Ich würde mir wünschen, dass er sich dann auch um den Mann Sorgen macht, der womöglich Vater wird und dann länger nicht zur Verfügung steht, weil er seinen Vaterpflichten nachkommt. Da muss es noch ein Umdenken geben.

Die Väterkarenz müsste also ausgebaut werden?

Ja. Gesellschaftlich gesehen trifft die Verantwortung den Vater gleichermaßen wie die Mutter; mit der Ausnahme natürlich, das Kind in die Welt zu setzen.

Als Telekomkommissarin haben Sie bereits gezeigt, dass sie hart durchgreifen können, wenn die Industrie nicht spurt. Glauben Sie, die Konzerne haben ihre Lehren daraus gezogen?

Die Quoten sind das Damokles-Schwert. Mein Ziel sind nicht Quoten, sondern mehr Frauen in Führungspositionen zu haben. Nur wenn das anders nicht funktioniert, gebrauchen wir das Damokles-Schwert.

Außer dem Punkt mit den Quoten sind Ihre Vorschläge recht vage. Was ist die neue Qualität Ihrer Strategie?

Das will ich nicht gelten lassen. Wir kündigen sehr konkrete Vorschläge an. Die Einkommensschere zwischen Männern und Frauen beträgt im EU-Durchschnitt immer noch 18 Prozent. Ich werde mich mit den Sozialpartnern an einen Tisch setzen, um zu sehen, wie man die Transparenz in den Betrieben erhöhen kann, damit die versteckte Diskrepanz bei den Einkommen offen gelegt wird. Im Rahmen einer Strategie gegen Gewalt gegen Frauen planen wir die Genitalverstümmelung von Frauen europaweit zu kriminalisieren und so endgültig abzuschaffen.

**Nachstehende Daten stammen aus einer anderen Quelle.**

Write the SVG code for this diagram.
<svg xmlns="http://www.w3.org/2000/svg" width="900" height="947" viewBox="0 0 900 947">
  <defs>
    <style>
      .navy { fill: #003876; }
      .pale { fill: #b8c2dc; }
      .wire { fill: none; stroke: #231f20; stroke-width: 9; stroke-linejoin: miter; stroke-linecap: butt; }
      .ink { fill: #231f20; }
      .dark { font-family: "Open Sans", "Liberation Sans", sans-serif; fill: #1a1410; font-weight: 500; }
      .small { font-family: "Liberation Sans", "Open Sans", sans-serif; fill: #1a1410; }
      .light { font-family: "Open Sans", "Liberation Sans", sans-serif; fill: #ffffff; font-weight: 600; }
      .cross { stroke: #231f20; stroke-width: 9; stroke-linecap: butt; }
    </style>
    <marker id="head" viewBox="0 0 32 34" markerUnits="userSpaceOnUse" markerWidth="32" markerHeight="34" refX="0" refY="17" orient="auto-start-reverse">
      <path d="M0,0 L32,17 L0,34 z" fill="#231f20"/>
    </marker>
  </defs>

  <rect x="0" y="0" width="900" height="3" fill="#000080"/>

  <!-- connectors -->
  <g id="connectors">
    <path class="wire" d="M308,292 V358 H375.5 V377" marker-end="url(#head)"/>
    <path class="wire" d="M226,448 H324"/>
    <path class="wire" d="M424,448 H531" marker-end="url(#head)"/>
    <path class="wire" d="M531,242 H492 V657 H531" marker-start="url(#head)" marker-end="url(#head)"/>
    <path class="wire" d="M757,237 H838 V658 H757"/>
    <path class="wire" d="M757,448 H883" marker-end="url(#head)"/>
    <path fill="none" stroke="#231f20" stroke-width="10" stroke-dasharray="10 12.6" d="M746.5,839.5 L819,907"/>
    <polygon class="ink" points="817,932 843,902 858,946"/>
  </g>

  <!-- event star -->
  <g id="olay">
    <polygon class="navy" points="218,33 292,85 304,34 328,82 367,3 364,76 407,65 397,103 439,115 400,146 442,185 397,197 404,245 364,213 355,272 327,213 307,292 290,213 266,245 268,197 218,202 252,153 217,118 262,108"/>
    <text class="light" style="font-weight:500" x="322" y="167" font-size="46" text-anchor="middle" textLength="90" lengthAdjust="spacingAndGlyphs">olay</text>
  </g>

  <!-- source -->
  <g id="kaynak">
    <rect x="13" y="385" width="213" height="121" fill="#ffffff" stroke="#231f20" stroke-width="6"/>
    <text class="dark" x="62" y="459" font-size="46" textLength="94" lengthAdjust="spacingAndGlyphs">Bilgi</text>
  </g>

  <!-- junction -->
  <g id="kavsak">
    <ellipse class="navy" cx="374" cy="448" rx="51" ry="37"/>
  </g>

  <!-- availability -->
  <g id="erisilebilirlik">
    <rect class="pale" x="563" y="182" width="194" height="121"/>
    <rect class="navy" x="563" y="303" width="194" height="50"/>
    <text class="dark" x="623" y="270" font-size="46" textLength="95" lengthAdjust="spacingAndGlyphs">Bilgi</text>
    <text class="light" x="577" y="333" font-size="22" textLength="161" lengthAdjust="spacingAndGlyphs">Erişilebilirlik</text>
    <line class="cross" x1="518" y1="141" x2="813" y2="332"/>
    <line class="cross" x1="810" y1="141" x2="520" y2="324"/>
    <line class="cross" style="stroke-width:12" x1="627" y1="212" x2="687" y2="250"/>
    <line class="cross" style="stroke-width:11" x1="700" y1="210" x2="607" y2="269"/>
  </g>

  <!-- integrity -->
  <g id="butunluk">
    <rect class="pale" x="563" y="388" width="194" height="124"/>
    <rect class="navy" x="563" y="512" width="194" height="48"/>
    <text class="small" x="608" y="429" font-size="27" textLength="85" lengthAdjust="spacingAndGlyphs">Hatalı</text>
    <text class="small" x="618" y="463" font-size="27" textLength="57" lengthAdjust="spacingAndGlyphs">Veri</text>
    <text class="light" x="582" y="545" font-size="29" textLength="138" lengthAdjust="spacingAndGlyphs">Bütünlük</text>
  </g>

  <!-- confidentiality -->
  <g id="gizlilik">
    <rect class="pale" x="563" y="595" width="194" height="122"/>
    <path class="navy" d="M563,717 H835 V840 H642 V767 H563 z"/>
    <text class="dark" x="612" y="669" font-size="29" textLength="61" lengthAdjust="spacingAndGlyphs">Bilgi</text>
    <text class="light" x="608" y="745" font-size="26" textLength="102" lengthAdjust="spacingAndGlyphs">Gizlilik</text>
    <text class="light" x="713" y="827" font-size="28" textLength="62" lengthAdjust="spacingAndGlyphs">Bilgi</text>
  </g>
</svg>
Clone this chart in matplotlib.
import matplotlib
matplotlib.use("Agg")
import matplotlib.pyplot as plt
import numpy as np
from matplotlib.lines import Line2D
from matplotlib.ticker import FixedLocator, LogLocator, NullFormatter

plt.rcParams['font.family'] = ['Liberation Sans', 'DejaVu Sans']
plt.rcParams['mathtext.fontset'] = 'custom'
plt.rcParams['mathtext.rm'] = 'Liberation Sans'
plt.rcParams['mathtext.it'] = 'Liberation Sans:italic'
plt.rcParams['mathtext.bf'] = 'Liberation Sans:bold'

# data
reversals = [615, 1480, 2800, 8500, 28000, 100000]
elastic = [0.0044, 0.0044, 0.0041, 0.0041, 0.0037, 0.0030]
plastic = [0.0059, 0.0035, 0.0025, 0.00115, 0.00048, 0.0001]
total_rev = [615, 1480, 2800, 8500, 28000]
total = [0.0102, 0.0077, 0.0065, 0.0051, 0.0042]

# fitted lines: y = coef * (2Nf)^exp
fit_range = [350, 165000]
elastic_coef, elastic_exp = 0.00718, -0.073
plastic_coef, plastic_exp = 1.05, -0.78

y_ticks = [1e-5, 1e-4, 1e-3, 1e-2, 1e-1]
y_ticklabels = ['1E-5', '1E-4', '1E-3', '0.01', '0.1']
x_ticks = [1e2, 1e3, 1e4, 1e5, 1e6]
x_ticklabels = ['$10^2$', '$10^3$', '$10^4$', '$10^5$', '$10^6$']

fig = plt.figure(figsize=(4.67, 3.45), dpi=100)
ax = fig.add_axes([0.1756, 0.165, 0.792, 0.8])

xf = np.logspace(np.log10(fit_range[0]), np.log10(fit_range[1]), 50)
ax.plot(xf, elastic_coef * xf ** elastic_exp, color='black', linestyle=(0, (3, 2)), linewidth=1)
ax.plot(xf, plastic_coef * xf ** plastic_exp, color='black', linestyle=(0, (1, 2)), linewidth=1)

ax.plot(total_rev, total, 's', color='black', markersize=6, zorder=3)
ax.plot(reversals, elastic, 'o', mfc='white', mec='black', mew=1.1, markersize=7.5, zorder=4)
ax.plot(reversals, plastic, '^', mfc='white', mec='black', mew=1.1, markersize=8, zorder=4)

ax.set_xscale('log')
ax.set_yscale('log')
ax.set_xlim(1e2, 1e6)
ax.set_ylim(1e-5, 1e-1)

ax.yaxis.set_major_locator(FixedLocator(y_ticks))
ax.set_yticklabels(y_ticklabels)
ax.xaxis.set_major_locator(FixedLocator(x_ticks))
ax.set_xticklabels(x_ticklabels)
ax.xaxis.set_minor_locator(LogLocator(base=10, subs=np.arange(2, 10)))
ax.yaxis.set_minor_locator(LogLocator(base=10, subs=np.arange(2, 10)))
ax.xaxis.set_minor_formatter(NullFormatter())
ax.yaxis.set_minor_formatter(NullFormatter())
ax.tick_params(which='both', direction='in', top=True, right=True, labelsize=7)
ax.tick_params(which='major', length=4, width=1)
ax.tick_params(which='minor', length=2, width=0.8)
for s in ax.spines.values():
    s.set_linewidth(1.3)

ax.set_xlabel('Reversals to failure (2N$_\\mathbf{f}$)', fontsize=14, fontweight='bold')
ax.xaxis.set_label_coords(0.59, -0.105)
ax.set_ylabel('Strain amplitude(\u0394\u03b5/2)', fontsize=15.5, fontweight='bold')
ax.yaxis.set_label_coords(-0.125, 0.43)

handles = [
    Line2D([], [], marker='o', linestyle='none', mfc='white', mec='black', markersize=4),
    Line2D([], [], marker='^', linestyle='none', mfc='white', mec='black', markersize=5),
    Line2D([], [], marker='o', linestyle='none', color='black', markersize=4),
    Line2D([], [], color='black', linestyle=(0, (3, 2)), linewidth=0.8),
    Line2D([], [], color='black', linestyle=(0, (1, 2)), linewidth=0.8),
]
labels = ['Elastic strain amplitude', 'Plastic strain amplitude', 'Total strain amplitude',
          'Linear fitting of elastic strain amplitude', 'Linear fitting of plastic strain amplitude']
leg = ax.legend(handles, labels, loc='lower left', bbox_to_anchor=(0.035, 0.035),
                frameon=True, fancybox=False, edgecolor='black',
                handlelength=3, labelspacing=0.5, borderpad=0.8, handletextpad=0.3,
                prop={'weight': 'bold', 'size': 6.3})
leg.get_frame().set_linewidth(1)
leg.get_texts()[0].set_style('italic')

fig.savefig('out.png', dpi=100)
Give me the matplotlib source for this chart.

Gibt es neue Erkenntnisse über die Zulässigkeit der Roma-Abschiebungen in Frankreich? Wird es am Mittwoch ein Strafverfahren geben?

Unser juristischer Dienst prüft derzeit die Antworten aus Paris. Das Gutachten wird dem Kollegium der Kommissare vorgelegt, das dann entscheidet. Ob es schon nächsten Mittwoch soweit ist, liegt an Präsident Jose Manuel Barroso.

Viviane Reding ist EU-Kommissarin für Justiz und Grundrechte.